## Start
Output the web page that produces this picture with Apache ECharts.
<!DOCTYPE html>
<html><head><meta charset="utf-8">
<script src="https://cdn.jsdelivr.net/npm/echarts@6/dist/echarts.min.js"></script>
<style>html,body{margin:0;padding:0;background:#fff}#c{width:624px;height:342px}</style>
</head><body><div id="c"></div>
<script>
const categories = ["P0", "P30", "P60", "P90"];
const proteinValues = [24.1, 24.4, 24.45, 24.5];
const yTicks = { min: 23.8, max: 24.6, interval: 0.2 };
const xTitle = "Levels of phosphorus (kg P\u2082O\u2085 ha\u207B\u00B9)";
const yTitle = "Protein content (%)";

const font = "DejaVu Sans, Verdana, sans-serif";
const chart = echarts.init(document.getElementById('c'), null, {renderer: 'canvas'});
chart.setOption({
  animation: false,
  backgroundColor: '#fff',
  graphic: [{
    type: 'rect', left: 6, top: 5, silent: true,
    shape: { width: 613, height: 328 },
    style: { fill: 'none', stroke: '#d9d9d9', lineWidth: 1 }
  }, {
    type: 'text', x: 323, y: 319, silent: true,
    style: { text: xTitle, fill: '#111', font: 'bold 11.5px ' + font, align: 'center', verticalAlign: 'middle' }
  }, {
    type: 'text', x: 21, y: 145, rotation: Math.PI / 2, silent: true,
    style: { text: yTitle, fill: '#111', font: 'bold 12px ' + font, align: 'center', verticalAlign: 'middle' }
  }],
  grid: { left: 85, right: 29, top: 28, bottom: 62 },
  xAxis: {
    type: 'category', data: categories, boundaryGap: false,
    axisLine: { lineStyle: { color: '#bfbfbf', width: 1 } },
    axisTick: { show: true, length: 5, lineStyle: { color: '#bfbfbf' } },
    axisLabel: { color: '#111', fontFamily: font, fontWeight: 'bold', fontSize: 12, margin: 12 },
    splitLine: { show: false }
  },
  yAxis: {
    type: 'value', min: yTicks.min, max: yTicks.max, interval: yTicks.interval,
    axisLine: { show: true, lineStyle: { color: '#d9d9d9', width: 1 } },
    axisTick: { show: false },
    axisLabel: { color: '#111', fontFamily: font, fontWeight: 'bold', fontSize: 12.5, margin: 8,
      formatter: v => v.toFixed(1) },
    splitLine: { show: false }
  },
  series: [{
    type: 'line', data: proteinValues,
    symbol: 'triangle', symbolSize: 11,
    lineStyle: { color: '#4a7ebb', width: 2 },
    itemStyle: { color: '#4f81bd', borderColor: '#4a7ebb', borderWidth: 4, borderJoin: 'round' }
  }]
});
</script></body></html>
## End
## Start
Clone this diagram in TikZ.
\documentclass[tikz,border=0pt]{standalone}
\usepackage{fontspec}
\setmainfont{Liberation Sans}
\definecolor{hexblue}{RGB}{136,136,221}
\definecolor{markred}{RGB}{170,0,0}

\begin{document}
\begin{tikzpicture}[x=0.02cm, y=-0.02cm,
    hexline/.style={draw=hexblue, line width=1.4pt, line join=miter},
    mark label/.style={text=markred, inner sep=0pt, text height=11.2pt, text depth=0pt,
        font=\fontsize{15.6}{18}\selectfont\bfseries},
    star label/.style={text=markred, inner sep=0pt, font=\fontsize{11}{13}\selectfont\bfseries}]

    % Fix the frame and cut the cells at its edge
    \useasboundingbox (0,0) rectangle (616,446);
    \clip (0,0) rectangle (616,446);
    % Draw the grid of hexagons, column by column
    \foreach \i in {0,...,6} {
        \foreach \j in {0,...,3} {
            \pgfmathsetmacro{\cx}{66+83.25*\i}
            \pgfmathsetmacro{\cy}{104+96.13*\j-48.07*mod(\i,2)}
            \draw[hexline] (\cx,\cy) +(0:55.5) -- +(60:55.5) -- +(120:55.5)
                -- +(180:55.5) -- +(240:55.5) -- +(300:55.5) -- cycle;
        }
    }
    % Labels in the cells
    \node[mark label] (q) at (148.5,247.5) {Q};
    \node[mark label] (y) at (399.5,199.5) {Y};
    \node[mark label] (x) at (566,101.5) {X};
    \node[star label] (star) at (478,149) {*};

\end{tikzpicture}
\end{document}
## End
### WHAT IS BEING ASKED
Going through the data, tally the lines containing "this" and report only the result.

### TASK SOLUTION
2